Direct Z-scheme copper cobaltite/covalent triazine-based framework heterojunction for efficient photocatalytic CO2 reduction under visible light

Abstract

Photocatalytic conversion of CO₂ into value-added chemical fuels with visible light provides a green method to relieve the challenges of the energy crisis and environmental problems. Developing highly efficient photocatalysts is essential to achieve this technology. Herein, we designed and successfully synthesized copper cobaltite/covalent triazine-based framework (CuCo₂O₄/CTF-1) Z-scheme heterojunction catalysts for photocatalytic CO₂ reduction. The obtained CuCo₂O₄/CTF-1 composites exhibited enhanced photocatalytic CO production activity.
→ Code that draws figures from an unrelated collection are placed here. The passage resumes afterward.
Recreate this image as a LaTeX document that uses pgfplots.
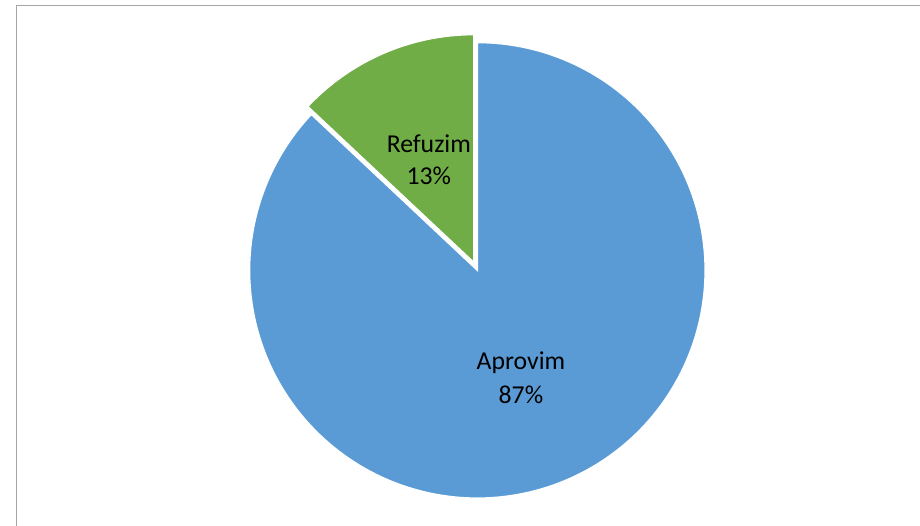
\documentclass[border=0pt]{standalone}
\usepackage{fontspec}
\setmainfont{Carlito}
\usepackage{pgfplots}
\usepackage{pgfplotstable}
\pgfplotsset{compat=1.18}
\definecolor{pieblue}{HTML}{5B9BD5}
\definecolor{piegreen}{HTML}{70AD47}
\definecolor{framegray}{HTML}{A6A6A6}

\pgfplotstableread{
label value
Aprovim 87
Refuzim 13
}\piedata

\begin{document}
\pgfplotstablegetelem{0}{value}\of\piedata \let\vA\pgfplotsretval
\pgfplotstablegetelem{1}{value}\of\piedata \let\vR\pgfplotsretval
\pgfmathsetmacro{\rS}{90}
\pgfmathsetmacro{\rE}{90+360*\vR/(\vA+\vR)}
\pgfmathsetmacro{\aS}{\rE}
\pgfmathsetmacro{\aE}{450}
\begin{tikzpicture}
\begin{axis}[
  hide axis, scale only axis,
  width=920pt, height=531pt,
  xmin=0, xmax=920, ymin=0, ymax=531,
  clip=true,
  anchor=south west, at={(0pt,0pt)},
]
% chart frame
\draw[framegray, line width=1.3pt] (axis cs:7.5,0) -- (axis cs:7.5,525.5) -- (axis cs:920,525.5);
% Aprovim slice
\addplot[fill=pieblue, draw=white, line width=1.4pt, domain=\aS:\aE, samples=200, variable=\t]
  ({473+230*cos(t)},{258+230*sin(t)}) -- (axis cs:473,258) -- cycle;
% Refuzim slice (exploded)
\addplot[fill=piegreen, draw=white, line width=1.4pt, domain=\rS:\rE, samples=60, variable=\t]
  ({469.5+230*cos(t)},{266+230*sin(t)}) -- (axis cs:469.5,266) -- cycle;
% labels
\node[font=\fontsize{26}{31}\selectfont, inner sep=0pt] at (axis cs:424,386) {Refuzim};
\node[font=\fontsize{26}{31}\selectfont, inner sep=0pt] at (axis cs:424,353) {\vR\%};
\node[font=\fontsize{26}{31}\selectfont, inner sep=0pt] at (axis cs:517,165) {Aprovim};
\node[font=\fontsize{26}{31}\selectfont, inner sep=0pt] at (axis cs:517,132) {\vA\%};
\end{axis}
\pgfresetboundingbox
\path[use as bounding box] (0pt,0pt) rectangle (920pt,531pt);
\end{tikzpicture}
\end{document}
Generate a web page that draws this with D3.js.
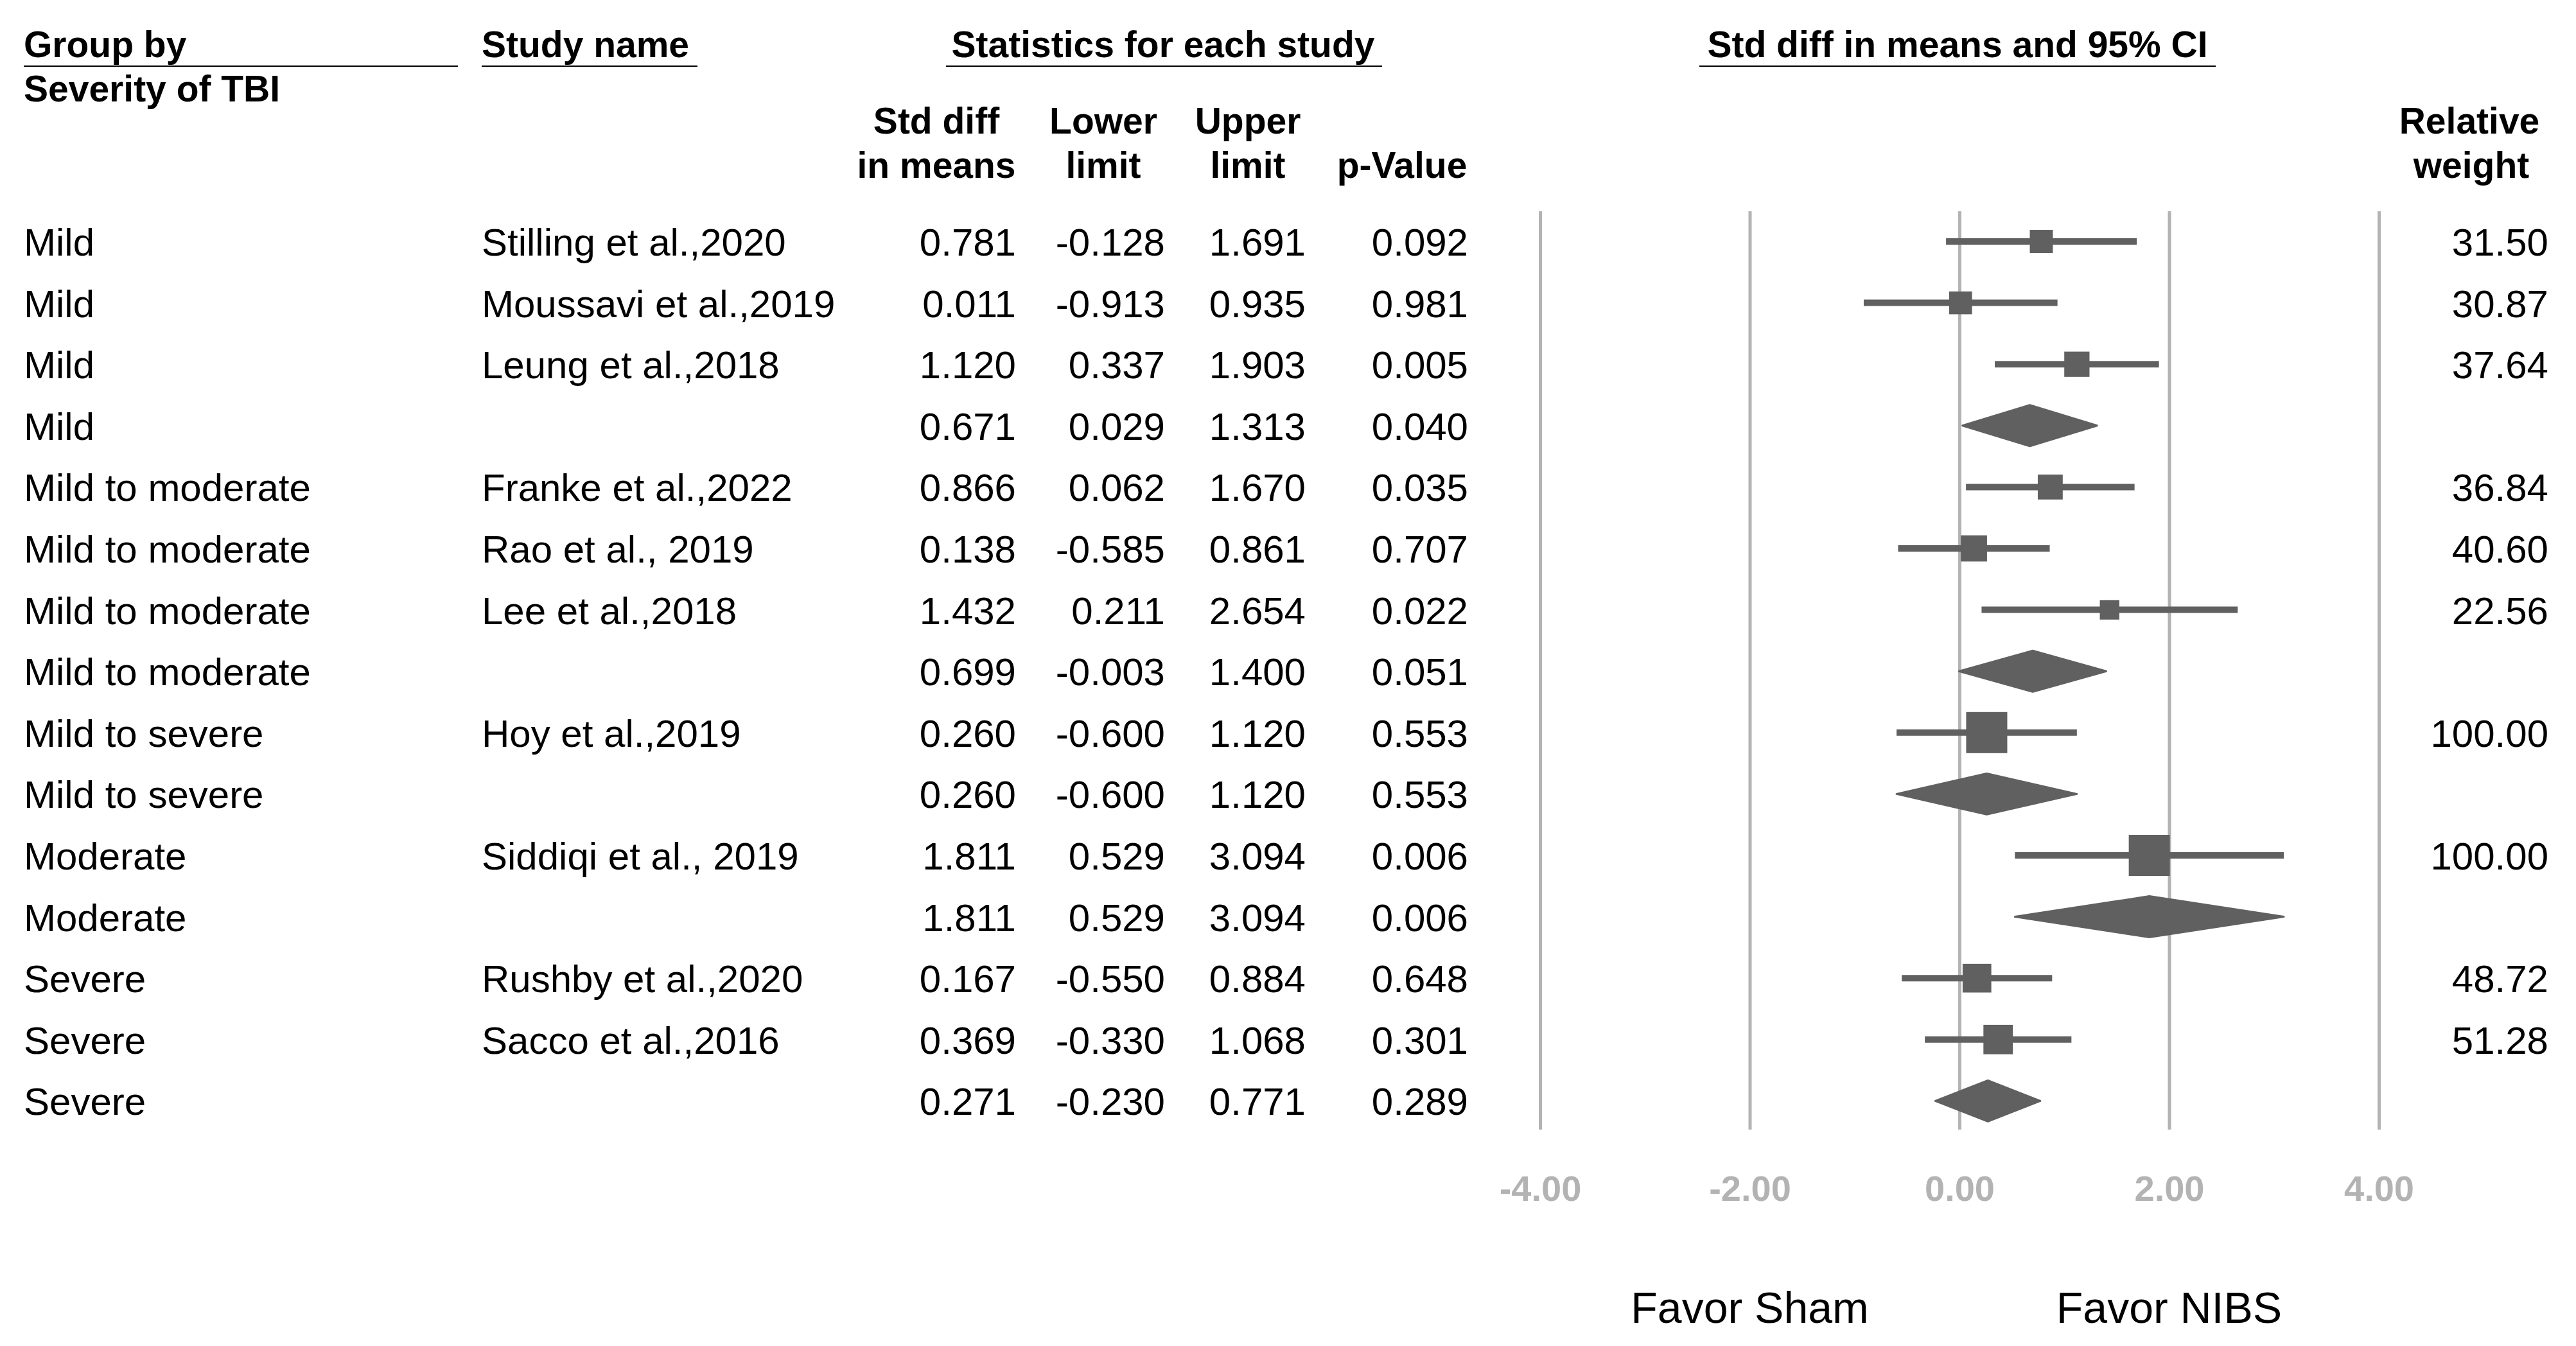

The optimal properties were 12.7-fold and 11.6-fold higher than those of pure CTF-1 and CuCo₂O₄, respectively. According to the analysis of UV-vis diffuse reflectance spectra, CO₂ uptake isotherms, electrochemical impedance spectroscopy and transient photocurrent responses, the enhanced photocatalytic CO production performance of CuCo₂O₄/CTF-1 composites can be ascribed to its enhanced visible light absorption and CO₂ adsorption capability, increased spatial separation of photoinduced charge carriers, and optimized redox ability resulting from the direct Z-scheme CuCo₂O₄/CTF-1 heterojunction. This work offers a novel strategy for designing and constructing CTF-based direct Z-scheme heterojunction photocatalysts for photocatalytic CO₂ conversion to chemical energy fuels.